BRIEF – Beginning with the first line, set down every line through the one containing "(0,0) rectangle (1491,810);", exactly as it appears, but not the pictures.

DATA SEGMENT –

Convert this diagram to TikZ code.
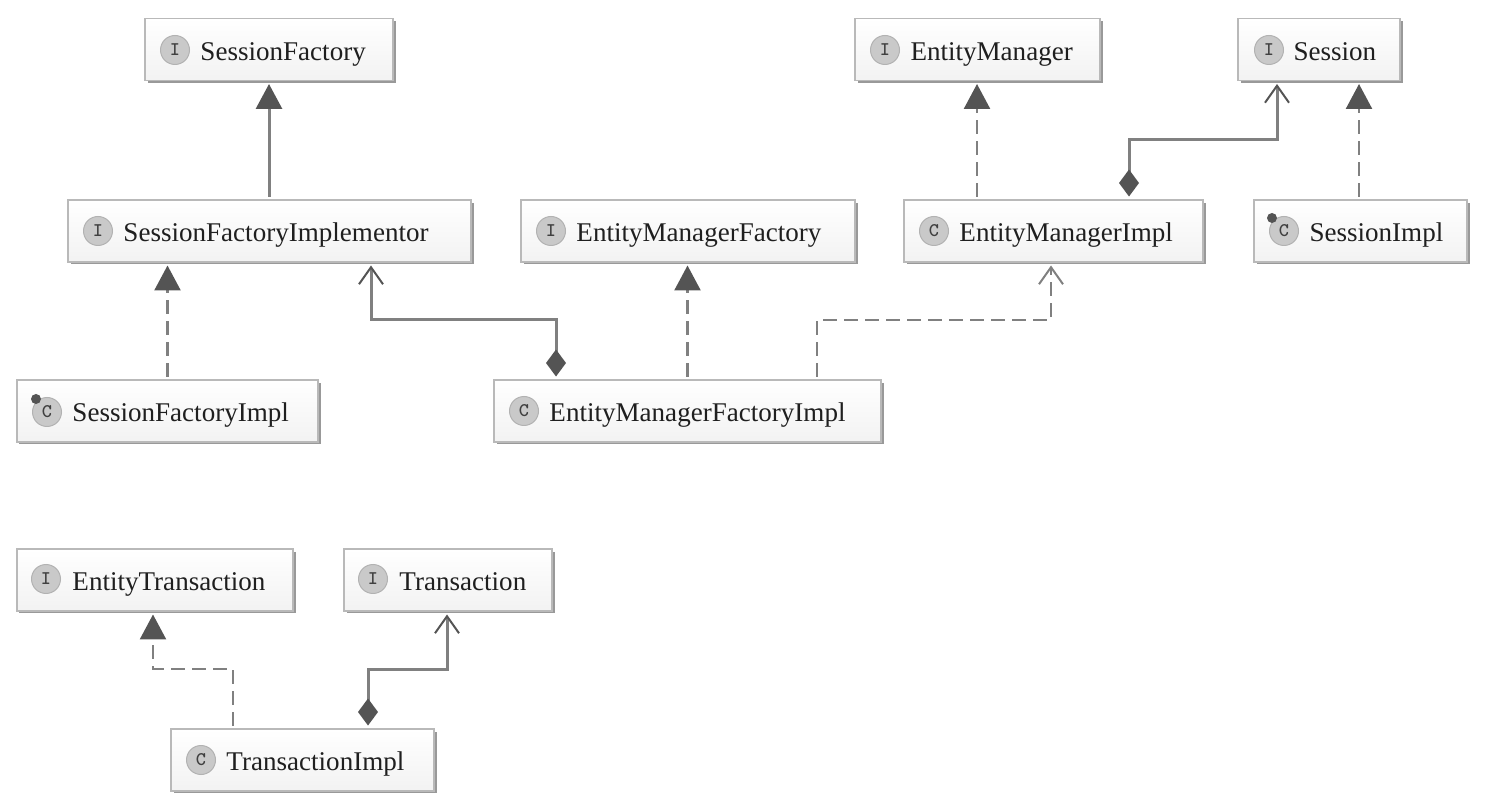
\documentclass[tikz,border=0pt]{standalone}
\usepackage{fontspec}
\setmainfont{Liberation Serif}
\usetikzlibrary{arrows.meta, shadows}

\definecolor{umlline}{gray}{0.5}
\definecolor{umltip}{gray}{0.33}

\tikzset{
    umlbox/.style = {draw = gray!55, line width = 0.03cm, top color = white, bottom color = gray!10,
        drop shadow = {shadow xshift = 0.05cm, shadow yshift = -0.05cm, fill = gray!80, opacity = 1},
        inner xsep = 0pt, inner ysep = 0pt, outer sep = 0.07cm, minimum height = 1.24cm, align = left,
        text height = 0.44cm, text depth = 0.01cm, text = black!88,
        font = \fontsize{15.4}{18}\selectfont, execute at begin node = {\hspace*{1.11cm}}},
    boxw/.style = {text width = #1*0.02cm},
    umlicon/.style = {circle, draw = gray!60, fill = gray!42, line width = 0.02cm, minimum size = 0.58cm,
        inner sep = 0pt, text = black!75, font = \ttfamily\bfseries\fontsize{11}{11}\selectfont},
    umlspot/.style = {circle, fill = umltip, minimum size = 0.2cm, inner sep = 0pt},
    solidtip/.style = {-{Triangle[length = 0.5cm, width = 0.52cm, color = umltip]}},
    opentip/.style = {-{Straight Barb[length = 0.34cm, width = 0.48cm, line width = 0.04cm, color = umlline]}},
    compose/.style = {{Diamond[length = 0.54cm, width = 0.4cm, color = umltip]}-{Straight Barb[length = 0.34cm, width = 0.48cm, line width = 0.04cm, color = umltip]}},
    umlarrow/.style = {line width = 0.06cm, draw = umlline},
    umldash/.style = {umlarrow, line width = 0.05cm, dash pattern = on 0.28cm off 0.14cm}
}

\begin{document}
\begin{tikzpicture}[x = 0.02cm, y = -0.02cm]

    \useasboundingbox (0,0) rectangle (1491,810);

    % Boxes
    \node [umlbox, boxw = 248] (sessionFactory) at (269,49.5) {SessionFactory};
    \node [umlbox, boxw = 403] (factoryImplementor) at (269.5,231) {SessionFactoryImplementor};
    \node [umlbox, boxw = 334] (emFactory) at (688,231) {EntityManagerFactory};
    \node [umlbox, boxw = 245] (entityManager) at (977.5,49.5) {EntityManager};
    \node [umlbox, boxw = 162] (session) at (1319,49.5) {Session};
    \node [umlbox, boxw = 299] (emImpl) at (1053.5,231) {EntityManagerImpl};
    \node [umlbox, boxw = 213] (sessionImpl) at (1360.5,231) {SessionImpl};
    \node [umlbox, boxw = 301] (factoryImpl) at (167.5,411) {SessionFactoryImpl};
    \node [umlbox, boxw = 387] (emFactoryImpl) at (687.5,411) {EntityManagerFactoryImpl};
    \node [umlbox, boxw = 276] (entityTransaction) at (155,580) {EntityTransaction};
    \node [umlbox, boxw = 208] (transaction) at (448,580) {Transaction};
    \node [umlbox, boxw = 263] (transactionImpl) at (302.5,760) {TransactionImpl};

    % Icons
    \node [umlicon] (sessionFactoryIcon) at (175,50) {I};
    \node [umlicon] (factoryImplementorIcon) at (98,231) {I};
    \node [umlicon] (emFactoryIcon) at (551,231) {I};
    \node [umlicon] (entityManagerIcon) at (885,50) {I};
    \node [umlicon] (sessionIcon) at (1269,50) {I};
    \node [umlicon] (emImplIcon) at (934,231) {C};
    \node [umlicon] (sessionImplIcon) at (1284,231) {C};
    \node [umlicon] (factoryImplIcon) at (47,412) {C};
    \node [umlicon] (emFactoryImplIcon) at (524,411) {C};
    \node [umlicon] (entityTransactionIcon) at (46,579) {I};
    \node [umlicon] (transactionIcon) at (373,579) {I};
    \node [umlicon] (transactionImplIcon) at (201,760) {C};
    % Spots
    \node [umlspot] (sessionImplSpot) at (1272,218) {};
    \node [umlspot] (factoryImplSpot) at (36,399) {};

    % Inheritance
    \draw [umlarrow, solidtip] (factoryImplementor.north -| 269,0) -- (sessionFactory.south);

    % Realization
    \draw [umldash, solidtip] (factoryImpl.north) -- (factoryImpl.north |- factoryImplementor.south);
    \draw [umldash, solidtip] (emFactoryImpl.north) -- (emFactoryImpl.north |- emFactory.south);
    \draw [umldash, solidtip] (emImpl.north -| 977,0) -- (entityManager.south -| 977,0);
    \draw [umldash, solidtip] (sessionImpl.north -| 1359,0) -- (session.south -| 1359,0);
    \draw [umldash, solidtip] (transactionImpl.north -| 233,0) |- (153,669) -- (entityTransaction.south -| 153,0);

    % Dependency
    \draw [umldash, opentip] (emFactoryImpl.north -| 817,0) |- (1051,320) -- (emImpl.south -| 1051,0);

    % Composition
    \draw [umlarrow, compose] (emFactoryImpl.north -| 556,0) |- (371,320) -- (factoryImplementor.south -| 371,0);
    \draw [umlarrow, compose] (emImpl.north -| 1129,0) |- (1277,140) -- (session.south -| 1277,0);
    \draw [umlarrow, compose] (transactionImpl.north -| 368,0) |- (447,669) -- (transaction.south -| 447,0);

\end{tikzpicture}
\end{document}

COMPLETE OUTPUT –
Convert this diagram to TikZ code.
\documentclass[tikz,border=0pt]{standalone}
\usepackage{fontspec}
\setmainfont{Liberation Serif}
\usetikzlibrary{arrows.meta, shadows}

\definecolor{umlline}{gray}{0.5}
\definecolor{umltip}{gray}{0.33}

\tikzset{
    umlbox/.style = {draw = gray!55, line width = 0.03cm, top color = white, bottom color = gray!10,
        drop shadow = {shadow xshift = 0.05cm, shadow yshift = -0.05cm, fill = gray!80, opacity = 1},
        inner xsep = 0pt, inner ysep = 0pt, outer sep = 0.07cm, minimum height = 1.24cm, align = left,
        text height = 0.44cm, text depth = 0.01cm, text = black!88,
        font = \fontsize{15.4}{18}\selectfont, execute at begin node = {\hspace*{1.11cm}}},
    boxw/.style = {text width = #1*0.02cm},
    umlicon/.style = {circle, draw = gray!60, fill = gray!42, line width = 0.02cm, minimum size = 0.58cm,
        inner sep = 0pt, text = black!75, font = \ttfamily\bfseries\fontsize{11}{11}\selectfont},
    umlspot/.style = {circle, fill = umltip, minimum size = 0.2cm, inner sep = 0pt},
    solidtip/.style = {-{Triangle[length = 0.5cm, width = 0.52cm, color = umltip]}},
    opentip/.style = {-{Straight Barb[length = 0.34cm, width = 0.48cm, line width = 0.04cm, color = umlline]}},
    compose/.style = {{Diamond[length = 0.54cm, width = 0.4cm, color = umltip]}-{Straight Barb[length = 0.34cm, width = 0.48cm, line width = 0.04cm, color = umltip]}},
    umlarrow/.style = {line width = 0.06cm, draw = umlline},
    umldash/.style = {umlarrow, line width = 0.05cm, dash pattern = on 0.28cm off 0.14cm}
}

\begin{document}
\begin{tikzpicture}[x = 0.02cm, y = -0.02cm]

    \useasboundingbox (0,0) rectangle (1491,810);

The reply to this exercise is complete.